Similarly, pensioners under the aegis of the Nigeria Union of Pensioners (NUP) stressed that the government needed to be careful about borrowing from the pension funds. Reacting to the plan, the NUP Information Officer, Mr. Bunmi Ogunkolade, noted that retirees might become stranded if the government failed to repay the loan. However, analysts believe that since the pension law allows PFAs to invest in Federal Government bonds, workers and pension unions may not have any legal ground to stop the government or pension funds administration from going ahead with the proposal. 

Certainly, the government is under pressure from its N40 trillion debt that has made President Muhammadu Buhari to have borrowed more than all former presidents combined. Deficit financing of the 2022 budget is N6.25 trillion, which is 3.4 per cent of Nigeria’s GDP and more than the three per cent allowed by the Fiscal Responsibility Act. As the country borrows more, debt servicing swallows a larger chunk of her resources, compounding the social welfare challenges of Nigerians. Worse still both federal and state governments promise more taxes, including taxation of commuters in Lagos and removal of oil subsidy by Buhari. But government’s failure to stamp out corruption in the public sphere remains a negative index that will haunt potentially lofty schemes such as borrowing from pension funds to execute vital infrastructure in the country.

A probable solution to government’s incessant borrowing is of course to scale down government spending. In this age of paperless administration, half of the civil service can be successfully retired without any harm befalling the system. The ministries can be pruned down drastically, as many are simply duplicating the functions of others and some agencies.

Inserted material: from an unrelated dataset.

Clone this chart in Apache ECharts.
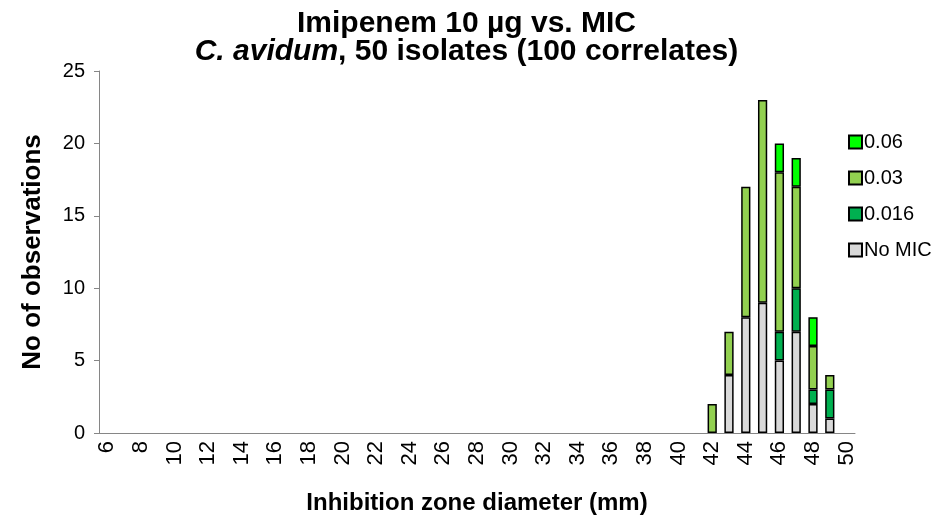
<!DOCTYPE html>
<html><head><meta charset="utf-8">
<script src="https://cdn.jsdelivr.net/npm/echarts@6/dist/echarts.min.js"></script>
<style>html,body{margin:0;padding:0;background:#fff}#c{width:933px;height:520px}</style>
</head><body><div id="c"></div>
<script>
const categories = [];
for (let v = 6; v <= 50; v++) categories.push(String(v));
// values listed from 42 to 49
const zones = ['42','43','44','45','46','47','48','49'];
const noMIC  = [0, 4, 8, 9, 5, 7, 2, 1];
const mic016 = [0, 0, 0, 0, 2, 3, 1, 2];
const mic03  = [2, 3, 9, 14, 11, 7, 3, 1];
const mic06  = [0, 0, 0, 0, 2, 2, 2, 0];
const yTicks = [0, 5, 10, 15, 20, 25];

function full(arr){
  return categories.map(c => { const i = zones.indexOf(c); return i >= 0 && arr[i] > 0 ? arr[i] : null; });
}
const seriesDefs = [
  {name:'No MIC', data:noMIC, color:'#d9d9d9'},
  {name:'0.016', data:mic016, color:'#00b050'},
  {name:'0.03', data:mic03, color:'#92d050'},
  {name:'0.06', data:mic06, color:'#00ff00'}
];
const F = 'Liberation Sans, Arial, sans-serif';
const chart = echarts.init(document.getElementById('c'));
chart.setOption({
  animation:false,
  textStyle:{fontFamily:F},
  title:{
    text:'Imipenem 10 µg vs. MIC\n{i|C. avidum}{b|, 50 isolates (100 correlates)}',
    left:'center', top:5,
    textStyle:{fontSize:30, fontWeight:'bold', color:'#000', lineHeight:28, fontFamily:F,
      rich:{i:{fontSize:30,fontWeight:'bold',fontStyle:'italic',color:'#000',fontFamily:F,lineHeight:28},
            b:{fontSize:30,fontWeight:'bold',color:'#000',fontFamily:F,lineHeight:28}}}
  },
  legend:{
    orient:'vertical', left:843, top:127, itemWidth:13, itemHeight:13, itemGap:16,
    data:['0.06','0.03','0.016','No MIC'],
    textStyle:{fontSize:20, color:'#000', padding:[0,0,0,-3]},
    icon:'rect'
  },
  grid:{left:99, right:78, top:71, bottom:87},
  xAxis:{
    type:'category', data:categories,
    name:'Inhibition zone diameter (mm)', nameLocation:'middle', nameGap:58,
    nameTextStyle:{fontSize:24, fontWeight:'bold', color:'#000'},
    axisLine:{lineStyle:{color:'#868686', width:1}},
    axisTick:{interval:0, length:6, lineStyle:{color:'#868686'}},
    axisLabel:{interval:1, rotate:90, fontSize:22, color:'#000', margin:8}
  },
  yAxis:{
    type:'value', min:0, max:25, interval:5,
    name:'No of observations', nameLocation:'middle', nameGap:53,
    nameTextStyle:{fontSize:26, fontWeight:'bold', color:'#000'},
    axisLine:{show:true, lineStyle:{color:'#868686'}},
    axisTick:{show:true, length:5, lineStyle:{color:'#868686'}},
    splitLine:{show:false},
    axisLabel:{fontSize:20, color:'#000', margin:14}
  },
  series: seriesDefs.map(s => ({
    name:s.name, type:'bar', stack:'a', data:full(s.data), barCategoryGap:'45%',
    itemStyle:{color:s.color, borderColor:'#000', borderWidth:1.5}
  }))
});
</script></body></html>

Government should budget for the needs of Nigerians, not their wants. The Nigerian President does not need a fleet of planes. As host to the poorest people on earth, the Nigerian president can ill afford its present huge fleet of planes. The country should not borrow for mere indulgence. Thus, government should jettison the idea of borrowing from Pension Funds. And Pension Fund Administrators do need to be very circumspect, in view of the circumstances, before granting government’s indulgence else it worsens the already pitiable plight of pensioners.